In the American plants, there were no formal structures through which employees could be represented; the law did not oblige management to recognise unions and nor were unions influential enough to force management to recognize them. In the European plants, on the other hand, it would have been inconceivable for the company to avoid dealing with unions, given their well-established position in the plants and in some cases the legal support they enjoyed. Clearly, the central HR function had to balance the drive to standardise practice with adapting to local conditions.
For managers, one key implication of the international integration of the activities of the multinational was that progress up the managerial hierarchy was no longer confined to particular countries. The division has moved away from filling senior managerial positions with nationals of the country where the plants are located, towards a geocentric approach in which such positions are filled on merit, with nationality being of little importance. This has meant that there are more opportunities for ambitious managers to progress beyond the plant towards senior position in other countries and at the HQ, which is reflected in the increase in the number of managers working in countries other than their won and in number of overseas nationals in the HQ. While this creates opportunities for progression, it simultaneously imposes obligations on managers to become more geographically mobile.

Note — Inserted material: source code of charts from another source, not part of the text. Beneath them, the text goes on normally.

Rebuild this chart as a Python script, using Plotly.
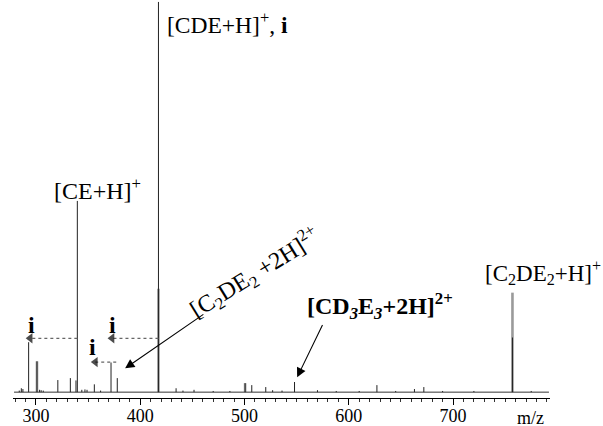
import plotly.graph_objects as go

# ---- data (m/z, relative intensity %) ----
peak_mz = [284, 286, 287.5, 293, 301, 303.5, 305, 307, 321, 333, 338.4, 339.7,
           344, 347, 349, 356, 362, 372, 378, 417.5, 434.4, 441, 451.6, 470,
           486, 500.6, 507, 520.4, 527, 536, 548, 570, 588, 610, 627, 645,
           663, 672, 690, 720, 757, 775]
peak_int = [0.4, 1.0, 0.8, 12.8, 7.9, 0.6, 0.5, 0.4, 3.1, 3.6, 3.0, 49.0,
            0.6, 0.7, 0.6, 2.0, 0.4, 7.6, 3.6, 100.0, 1.0, 0.4, 0.6, 0.3,
            0.3, 2.3, 1.8, 1.3, 0.5, 0.4, 2.6, 0.5, 0.3, 0.3, 1.8, 0.3,
            0.8, 1.3, 0.3, 0.3, 14.0, 0.3]
env_mz = [301, 417.5, 500.6, 757]          # grey unresolved envelopes
env_int = [7.9, 26.5, 2.3, 25.5]
baseline_mz = [279, 792]
baseline_int = [0, 0]
tick_vals = [300, 400, 500, 600, 700]
tick_text = ["300", "400", "500", "600", "700"]

# loss arrows "i": (from m/z, to m/z, level %)
loss_from = [339.7, 417.5, 377.0]
loss_to = [294.5, 373.0, 357.0]
loss_level = [13.8, 13.8, 7.7]
i_label_mz = [295.5, 373.5, 354.0]
i_label_int = [17.2, 17.2, 11.5]


def sticks(mz, h):
    xs, ys = [], []
    for m, v in zip(mz, h):
        xs += [m, m, None]
        ys += [0, v, None]
    return xs, ys


fig = go.Figure()
ex, ey = sticks(env_mz, env_int)
fig.add_trace(go.Scatter(x=ex, y=ey, mode="lines",
                         line=dict(color="#9a9a9a", width=2.6), hoverinfo="skip"))
fig.add_trace(go.Scatter(x=baseline_mz, y=baseline_int, mode="lines",
                         line=dict(color="#333", width=1), hoverinfo="skip"))
px_, py_ = sticks(peak_mz, peak_int)
fig.add_trace(go.Scatter(x=px_, y=py_, mode="lines",
                         line=dict(color="#222", width=1), hoverinfo="skip"))

for a, b, lv in zip(loss_from, loss_to, loss_level):
    fig.add_trace(go.Scatter(x=[a, b], y=[lv, lv], mode="lines+markers",
                             line=dict(color="#666", width=1.2, dash="dot"),
                             marker=dict(symbol="triangle-left", size=[0, 9],
                                         color="black", line=dict(width=0)),
                             hoverinfo="skip"))

serif = "Liberation Serif, Times New Roman, serif"
ann = []
for xm, yi in zip(i_label_mz, i_label_int):
    ann.append(dict(x=xm, y=yi, text="<b>i</b>", showarrow=False,
                    font=dict(size=24)))
ann += [
    dict(x=423.5, y=94.5, xanchor="left", text="[CDE+H]<sup>+</sup>, <b>i</b>",
         showarrow=False, font=dict(size=23.5)),
    dict(x=315.0, y=52.0, xanchor="left", text="[CE+H]<sup>+</sup>",
         showarrow=False, font=dict(size=24)),
    dict(x=729, y=30.6, xanchor="left",
         text="[C<sub>2</sub>DE<sub>2</sub>+H]<sup>+</sup>",
         showarrow=False, font=dict(size=23)),
    dict(x=558, y=22.0, xanchor="left",
         text="<b>[CD<sub><i>3</i></sub>E<sub><i>3</i></sub>+2H]<sup>2+</sup></b>",
         showarrow=False, font=dict(size=24)),
    dict(x=510, y=30.6, text="[C<sub>2</sub>DE<sub>2</sub> +2H]<sup>2+</sup>",
         textangle=-31.6, showarrow=False, font=dict(size=24)),
    # pointer arrows
    dict(x=385.5, y=6.1, ax=462, ay=20.2, axref="x", ayref="y", text="",
         showarrow=True, arrowhead=2, arrowsize=1.7, arrowwidth=1.1,
         arrowcolor="black"),
    dict(x=550.5, y=3.8, ax=575.5, ay=17.6, axref="x", ayref="y", text="",
         showarrow=True, arrowhead=2, arrowsize=1.7, arrowwidth=1.1,
         arrowcolor="black"),
    dict(x=0.9926, y=-0.05, xref="paper", yref="paper", yanchor="middle",
         text="m/z", showarrow=False, font=dict(size=18)),
]

fig.update_layout(
    width=603, height=426,
    margin=dict(l=13, r=53, t=0, b=28),
    paper_bgcolor="white", plot_bgcolor="white",
    showlegend=False,
    font=dict(family=serif, color="black", size=18),
    annotations=ann,
)
fig.update_xaxes(range=[278, 793], showgrid=False, zeroline=False,
                 automargin=False,
                 showline=True, linecolor="black", linewidth=1,
                 tickvals=tick_vals, ticktext=tick_text, ticks="outside",
                 ticklen=6, tickcolor="black", tickfont=dict(size=18),
                 ticklabelstandoff=-5,
                 minor=dict(dtick=10, tick0=0, ticks="outside", ticklen=3,
                            tickcolor="#333"))
fig.update_yaxes(range=[-1.5, 100.5], visible=False, showgrid=False,
                 zeroline=False, automargin=False)

fig.write_html("out.html", config={"displayModeBar": False},
               post_script="document.body.style.margin='0';")
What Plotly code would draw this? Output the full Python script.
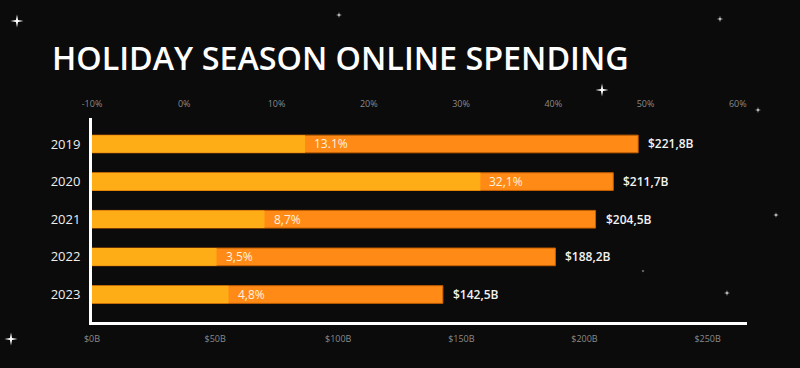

It is now a requirement for senior managers to be willing to spend time on overseas assignments, something that may now suit everyone.
A second implication for managers is that they are increasingly required to comply with the demands of the HQ and, hence, their autonomy is reduced. This was expressed by one manager in the following way:
It ’ s increasingly a strongly coordinated effort from the centre of the division which makes sure that all our operating companies are working together to the same standards making similar products often with the same level of prices.
The result of this is that plant managers have less room for manoeuvre, something that some may resist. However, the existence of international policy-making bodies, such as the manufacturing councils, the International College of Engineering and specific structures in the personnel field such as regular meetings of personnel managers from different sites, means that managers at plant level have an input into the formation of policies and guidelines that operate at the international level.